Juszczenko ujawnił na konferencji prasowej w Kijowie, że uzgodnił z Janukowyczem datę przedterminowych wyborów parlamentarnych, lecz premier naruszył zobowiązania i nie podpisał protokołu w tej sprawie.
"Myślałem, że wczoraj (w środę) doszliśmy do całkowitego rozwiązania tej kwestii (przedterminowych wyborów). Mieliśmy ustalenia, dotyczące daty wyborów, padł konkretny termin. (...) Umówiliśmy się (z premierem Janukowyczem), że do wieczora (w środę) zostanie opracowany protokół, który podpiszą przywódcy wszystkich partii. Niestety, protokół ten się nie pojawił" - powiedział prezydent, odmawiając podania daty wyborów, gdyż "nosi ona roboczy charakter".
Juszczenko zwołał w czwartek naradę resortów siłowych, poświęconą sytuacji politycznej na Ukrainie. "Wymagam od was działania wyłącznie w ramach prawa. Prawo zabrania wam wtrącania się do polityki" - mówił prezydent do szefów tych resortów.
Wcześniej tego dnia Juszczenko zwolnił prokuratora generalnego Swiatosława Piskuna. Deputowani koalicji premiera Janukowycza nie uznali decyzji prezydenta i prowadzeni przez koalicyjnego szefa MSW Wasyla Cuszkę zajęli, w asyście komandosów, siedzibę Prokuratury Generalnej w Kijowie.
Koalicjanci oświadczyli przy tym, że zwolnienie Piskuna jest początkiem zamachu stanu, realizowanego przez ekipę prezydenta Juszczenki.
"Co robi minister spraw wewnętrznych (Wasyl Cuszko) w Prokuraturze Generalnej? Co robią tam komandosi (jednostki specjalnej MSW) 'Berkut'" - pytał prezydent w czwartek wieczorem.
Chociaż minister obrony Anatolij Hrycenko nie wykluczył wcześniej udziału sił zbrojnych w uregulowaniu kryzysu, Juszczenko ponownie zapewnił, że na Ukrainie do scenariusza siłowego nie dojdzie.
Nieco innego zdania jest ekspert Akademii Dyplomatycznej Ukrainy, Ołeksandr Palij.
"Konflikt między Juszczenką a koalicją zmierza ku końcowi i nie wykluczam, że zakończenie to nie będzie zupełnie pokojowe. Juszczenko, jako człowiek spoglądający w stronę Zachodu, prawdopodobnie pierwszy nie użyje siły. Może to zrobić jednak agresywna część koalicji" - powiedział Palij w rozmowie z PAP.
Politolog uważa, że w ostatnim czasie premier Janukowycz wyraźnie traci wpływ na swych partnerów.

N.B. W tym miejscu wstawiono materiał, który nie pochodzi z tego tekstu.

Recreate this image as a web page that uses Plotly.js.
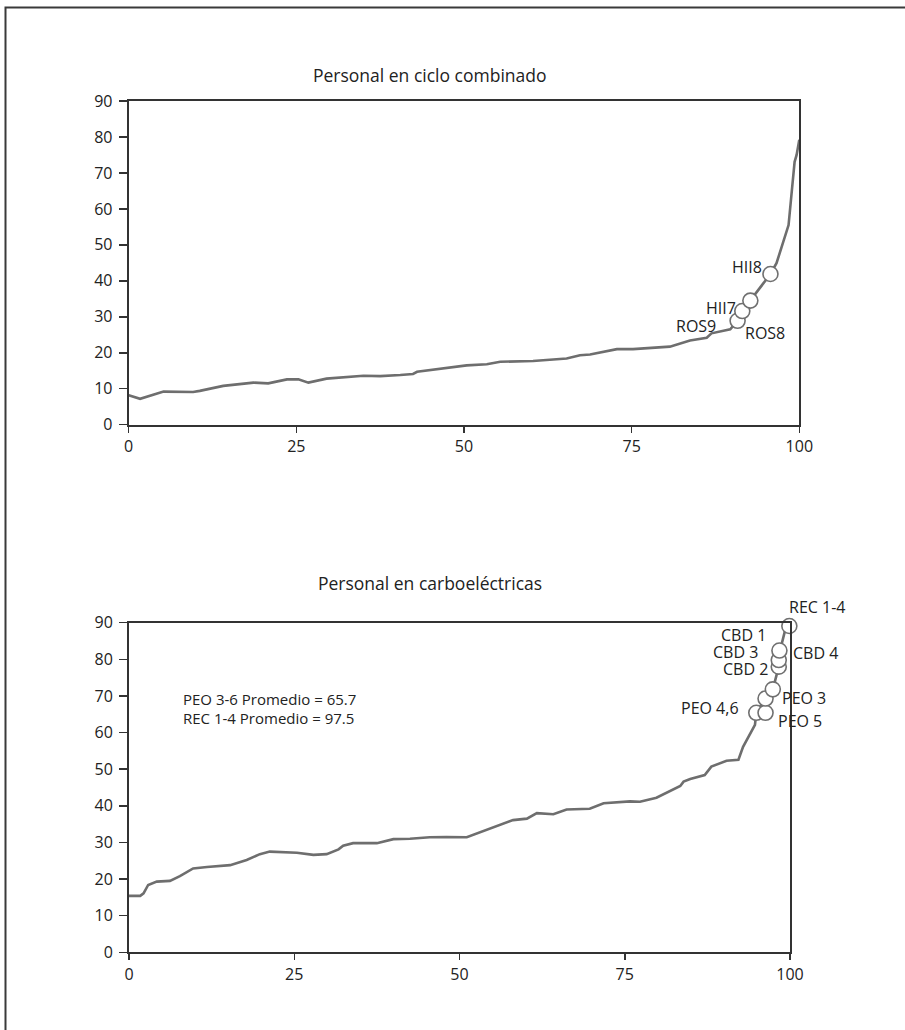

"Sterowani z zewnątrz socjaliści i komuniści, wiedząc, że w przypadku przedterminowych wyborów nie wejdą do Rady Najwyższej, czynią szalony opór przeciwko porozumieniu. Sądzę, że Juszczenko może teraz ogłosić jeszcze jeden dekret i przeprowadzić wybory bez partii, które się na nie nie zgadzają" - ocenił Palij.